Para adaptar la disparatada novela de Jonas Jonasson, la película de Felix Herngren elige discurrir por la senda de la insensatez. Mientras el material literario contaba las peripecias de un anciano que recuerda cómo ha participado de los grandes acontecimientos del siglo XX, el film pretende poner en escena su inocua estructura en capítulos de manera literal, directa, sin haber pasado por el tamiz del discurso cinematográfico. La cámara se sitúa delante de los actores de manera sistemática a partir de una puesta en escena rutinaria, como si estuviese ausente de todo ánimo narrativo.
Lo que en el medio literario puede resultar divertido, ligero y desenfadado, queda aquí ilustrado como sucesión de sketches de una gratuidad cuestionable (y de una ausencia de autenticidad preocupante, aunque quizá en la caricatura exagerada se pretenda depositar otro de sus divertimentos). De modo que el resultado está lejos de constituir una película con identidad propia, de imágenes poderosas o de discursos personales, sino más bien de un homenaje al éxito cosechado por las ideas de un libro.
Lo cierto es que, atendiendo al material puramente cinematográfico y evitando ejercicios comparativos con la procedencia del relato, los recuerdos de la vida pasada del anciano sirven como tapadera, como agujero con el que distraer de la vacuidad del relato que tiene lugar en el presente, sostenido en torno a lo absurdo y a un sentido del humor peligrosamente condescendiente.
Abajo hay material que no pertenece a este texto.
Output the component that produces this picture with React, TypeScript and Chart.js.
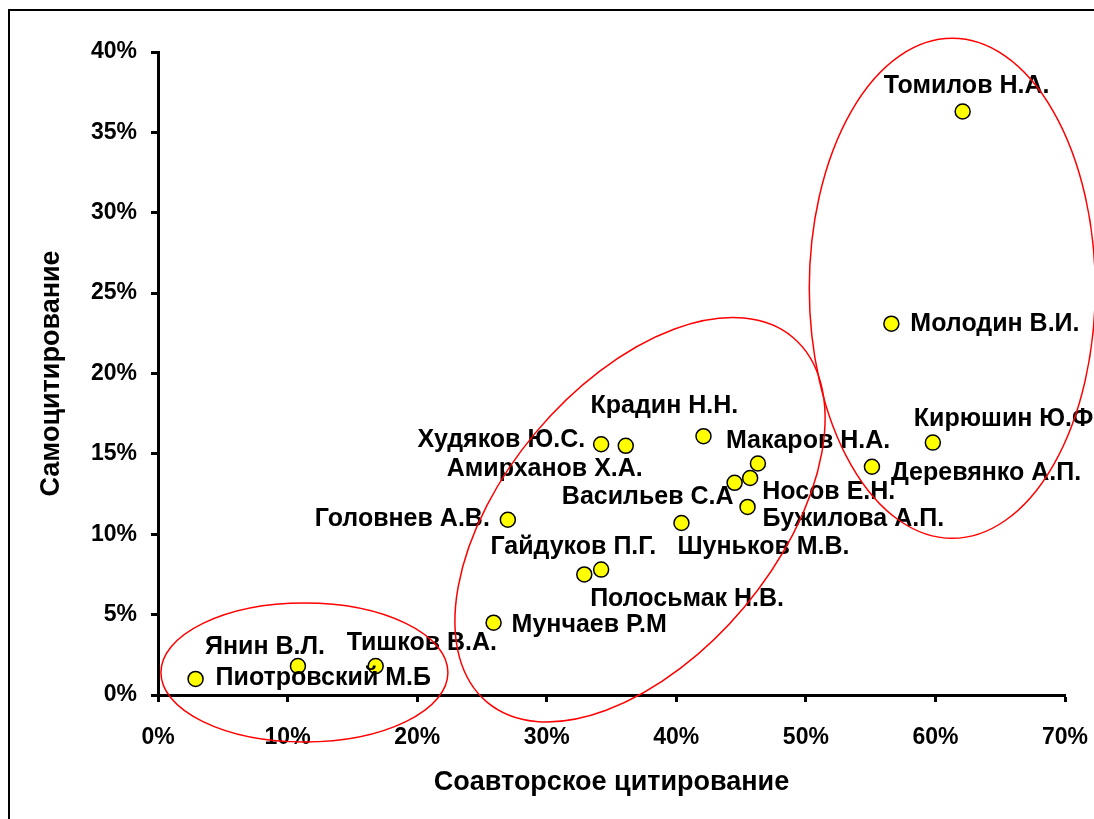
import React, { useEffect, useRef } from 'react';
import { Chart, registerables } from 'chart.js';

Chart.register(...registerables);

// ---- Data ----
const authors = [
  'Томилов Н.А.',
  'Молодин В.И.',
  'Кирюшин Ю.Ф.',
  'Деревянко А.П.',
  'Крадин Н.Н.',
  'Худяков Ю.С.',
  'Амирханов Х.А.',
  'Макаров Н.А.',
  'Носов Е.Н.',
  'Васильев С.А',
  'Бужилова А.П.',
  'Шуньков М.В.',
  'Головнев А.В.',
  'Гайдуков П.Г.',
  'Полосьмак Н.В.',
  'Мунчаев Р.М',
  'Янин В.Л.',
  'Тишков В.А.',
  'Пиотровский М.Б',
];

// Соавторское цитирование, %
const coauthorCitation = [
  62.1, 56.6, 59.8, 55.1, 42.1, 34.2, 36.1, 46.3, 45.7, 44.5,
  45.5, 40.4, 27.0, 32.9, 34.2, 25.9, 10.8, 16.8, 2.9,
];

// Самоцитирование, %
const selfCitation = [
  36.3, 23.1, 15.7, 14.2, 16.1, 15.6, 15.5, 14.4, 13.5, 13.2,
  11.7, 10.7, 10.9, 7.5, 7.8, 4.5, 1.8, 1.8, 1.0,
];

const xTickValues = [0, 10, 20, 30, 40, 50, 60, 70];
const yTickValues = [0, 5, 10, 15, 20, 25, 30, 35, 40];

const xAxisTitle = 'Соавторское цитирование';
const yAxisTitle = 'Самоцитирование';

// ---- Label placement (pixel offsets from the point, and alignment) ----
const labelPlacement: [number, number, CanvasTextAlign][] = [
  [4, -25, 'center'],
  [19, 0, 'left'],
  [-19, -24, 'left'],
  [19, 6, 'left'],
  [-113, -30, 'left'],
  [-16, -4, 'right'],
  [17, 23, 'right'],
  [-32, -22, 'left'],
  [12, 14, 'left'],
  [-1, 14, 'right'],
  [15, 12, 'left'],
  [-4, 24, 'left'],
  [-18, -1, 'right'],
  [72, -27, 'right'],
  [-11, 29, 'left'],
  [18, 2, 'left'],
  [27, -19, 'right'],
  [-29, -23, 'left'],
  [20, -1, 'left'],
];

// ---- Hand-drawn grouping ellipses: centre in data units, radii in px, rotation in degrees ----
const ellipseCenterX = [11.3, 37.2, 61.3];
const ellipseCenterY = [1.4, 10.9, 25.3];
const ellipseRadiusX = [143.5, 238, 143];
const ellipseRadiusY = [69.5, 136, 250];
const ellipseRotation = [0, -50, 0];

const FONT = '"Liberation Sans", Arial, sans-serif';

const framePlugin = {
  id: 'frame',
  beforeDraw(chart: any) {
    const ctx = chart.ctx;
    ctx.save();
    ctx.fillStyle = '#ffffff';
    ctx.fillRect(0, 0, chart.width, chart.height);
    ctx.strokeStyle = '#000000';
    ctx.lineWidth = 2;
    ctx.strokeRect(9, 10, chart.width + 50, chart.height + 50);
    ctx.restore();
  },
};

const labelsPlugin = {
  id: 'pointLabels',
  afterDatasetsDraw(chart: any) {
    const ctx = chart.ctx;
    const meta = chart.getDatasetMeta(0);
    ctx.save();
    ctx.font = `bold 25px ${FONT}`;
    ctx.fillStyle = '#000000';
    ctx.textBaseline = 'middle';
    meta.data.forEach((pt: any, i: number) => {
      const [dx, dy, align] = labelPlacement[i];
      ctx.textAlign = align;
      ctx.fillText(authors[i], pt.x + dx, pt.y + dy);
    });
    ctx.restore();
  },
};

const ellipsesPlugin = {
  id: 'groupEllipses',
  afterDraw(chart: any) {
    const ctx = chart.ctx;
    const xs = chart.scales.x;
    const ys = chart.scales.y;
    ctx.save();
    ctx.strokeStyle = '#ff0000';
    ctx.lineWidth = 1.5;
    for (let i = 0; i < ellipseCenterX.length; i++) {
      const cx = xs.getPixelForValue(ellipseCenterX[i]);
      const cy = ys.getPixelForValue(ellipseCenterY[i]);
      ctx.beginPath();
      ctx.ellipse(cx, cy, ellipseRadiusX[i], ellipseRadiusY[i], (ellipseRotation[i] * Math.PI) / 180, 0, Math.PI * 2);
      ctx.stroke();
    }
    ctx.restore();
  },
};

export default function App() {
  const canvasRef = useRef<HTMLCanvasElement | null>(null);

  useEffect(() => {
    document.body.style.margin = '0';
    document.body.style.overflow = 'hidden';
    const canvas = canvasRef.current;
    if (!canvas) return;

    const chart = new Chart(canvas, {
      type: 'scatter',
      data: {
        datasets: [
          {
            label: 'Авторы',
            data: coauthorCitation.map((x, i) => ({ x, y: selfCitation[i] })),
            backgroundColor: '#ffff00',
            borderColor: '#000000',
            borderWidth: 1.5,
            pointRadius: 7.5,
            pointHoverRadius: 7.5,
          },
        ],
      },
      options: {
        responsive: false,
        animation: false,
        events: [],
        layout: { padding: { left: 0, right: 29, top: 52, bottom: 0 } },
        plugins: {
          legend: { display: false },
          tooltip: { enabled: false },
        },
        scales: {
          x: {
            type: 'linear',
            min: 0,
            max: 70,
            afterBuildTicks: (scale: any) => {
              scale.ticks = xTickValues.map((v) => ({ value: v }));
            },
            afterFit: (scale: any) => {
              scale.height = 124;
              scale.paddingLeft = 0;
              scale.paddingRight = 0;
            },
            border: { display: true, color: '#000000', width: 3 },
            grid: {
              display: true,
              drawOnChartArea: false,
              drawTicks: true,
              tickLength: 7,
              tickColor: '#000000',
              tickWidth: 3,
            },
            ticks: {
              color: '#000000',
              font: { family: FONT, size: 23, weight: 'bold' },
              padding: 22,
              maxRotation: 0,
              callback: (v: any) => `${v}%`,
            },
            title: {
              display: true,
              text: xAxisTitle,
              color: '#000000',
              font: { family: FONT, size: 27, weight: 'bold' },
              padding: { top: 0, bottom: 20 },
            },
          },
          y: {
            type: 'linear',
            min: 0,
            max: 40,
            afterBuildTicks: (scale: any) => {
              scale.ticks = yTickValues.map((v) => ({ value: v }));
            },
            afterFit: (scale: any) => {
              scale.width = 158;
              scale.paddingTop = 0;
              scale.paddingBottom = 0;
            },
            border: { display: true, color: '#000000', width: 3 },
            grid: {
              display: true,
              drawOnChartArea: false,
              drawTicks: true,
              tickLength: 7,
              tickColor: '#000000',
              tickWidth: 3,
            },
            ticks: {
              color: '#000000',
              font: { family: FONT, size: 23, weight: 'bold' },
              padding: 14,
              callback: (v: any) => `${v}%`,
            },
            title: {
              display: true,
              text: yAxisTitle,
              color: '#000000',
              font: { family: FONT, size: 27, weight: 'bold' },
              padding: { top: 35, bottom: 0 },
            },
          },
        },
      },
      plugins: [framePlugin, labelsPlugin, ellipsesPlugin],
    });

    return () => {
      chart.destroy();
    };
  }, []);

  return (
    <div style={{ position: 'relative', width: 1094, height: 819 }}>
      <canvas ref={canvasRef} width={1094} height={819} style={{ display: 'block', width: 1094, height: 819 }} />
    </div>
  );
}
Ese humor deviene en vulgaridad, un proceso que posiblemente sea lo más peligroso de la película, y a partir de esa vulgaridad la película se asienta en una posición acomodada en la que la incapacidad de insuflar energía al relato se disfraza de tiempos muertos y de risas fáciles.
El abuelo que saltó por la ventana y se largó confía, quizá demasiado, en la complicidad del espectador que reconoce los hechos históricos, que disfruta con la reescritura y que comparte simpatías por las travesuras de este improbable barón de Münchausen. Pero lo cierto es que sus mecanismos, además de acercarse a una simpleza casi ofensiva, pretende celebrarse a sí misma como la quintaesencia del entretenimiento inteligente. Hablamos de recursos que ya había puesto en escena la celebérrima Forrest Gump (Robert Zemeckis, 1994) que, por cierto, conviene recordar que fue realizada veinte años antes de lo que propone ahora el film de Herngren.
Otra grieta por la que entender a qué tipo de película nos enfrentamos es la naturaleza de su banda sonora: una recurrente marcha de espíritu irónico e inofensivo, que nunca evoluciona con los personajes sino que se limita a aparecer en el comienzo de cada escena, con el deseo de recordarnos lo divertidas que están siendo sus situaciones. Pero es difícil no apreciar cómo sus escenas van transformando la incorrección en impertinencia, y la simpleza con la absoluta trivialidad. Lo peor que le ocurre a la película es que no dudemos nunca de los éxitos del anciano no porque conozcamos su futuro, sino porque ya no nos importa, cuestión que no debía tener ninguna importancia en la novela. Un motivo más para entender que las traducciones literales de un medio a otro resultan, naturalmente, insalvables. El cine es un lenguaje.